On the first day of the tournament, a sweltering Monday in the middle of a typical New York heatwave, he will again face his good friend Félix Auger-Aliassime. The boys will split the first two sets after which Félix, who suffers from tachycardia, will begin experiencing dizziness and dangerously elevated heart rate.
He will try to continue but ultimately be forced to retire. In a heart-tugging scene, Denis will take his tearful friend into a tight embrace and compassionately encourage the crowd’s applause. He will carry on in the tournament to make the round of 32.
Julia Apostoli-Salnikova, Irina Zvereva, Tessa Shapovalova, and Marina Marenko finish their meal over a round of cappuccinos. Serious players in their own rights, they have stepped away from the game to nurture the next generation of tennis players.
They have passed down their experience, values and work ethic, and kept a watchful eye over their sons’ journeys to make sure that they avoid the pitfalls they have themselves fell victim to.
All four women hail from the Soviet Union, but the tumultuousness of life meant that their paths split. Although they’ve raised their children in four different countries, the boys all speak their mothers’ native language, and the Russian influences on their lives linger on.
Despite their young age, they have been around the tour for years. They have won titles and scored great victories.

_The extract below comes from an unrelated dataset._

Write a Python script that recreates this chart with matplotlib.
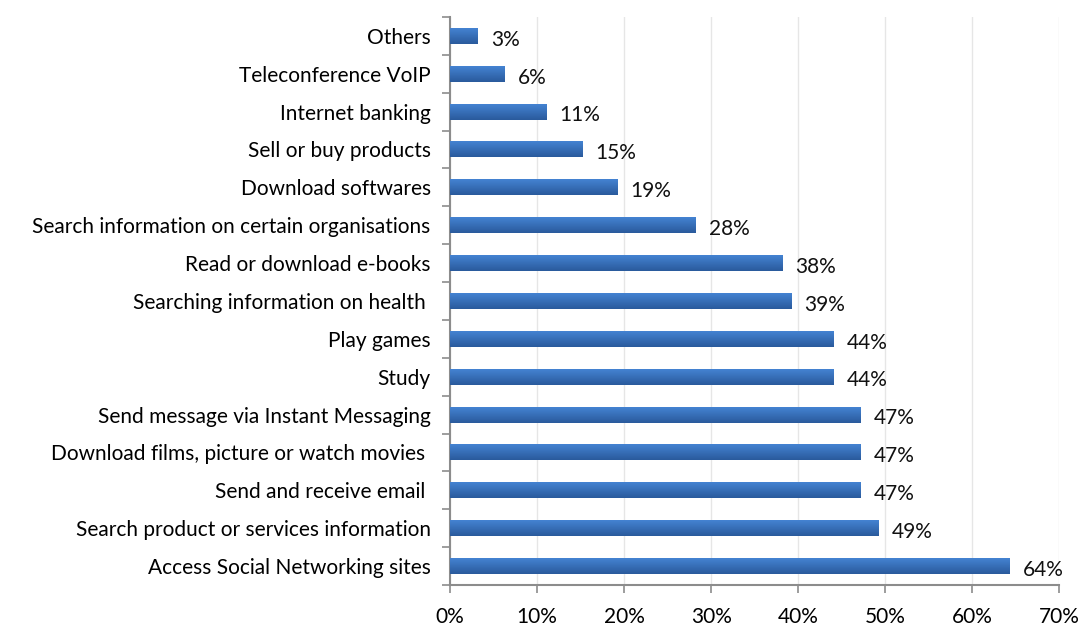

Collectively, they have beaten all of the Big Three a few times over.
While it remains to be seen whether the boys have enough firepower and mental resilience to topple the established order, there is no doubt that along with the other top-20 regulars such as Daniil Medvedev and Karen Khachanov, and the stream of Russian-originated talent that follows in their footsteps, such as Alejandro Davidovich Fokina, Alexei Popyrin and Alexander Bublik, they herald the return of the Golden Age for Russian tennis.
As the women say their goodbyes, the fading August sun of a hot New York day will slowly give way to a starry, humid night. Tomorrow, the boys will all step out on to the blue courts of Flushing Meadows, and their journeys will continue.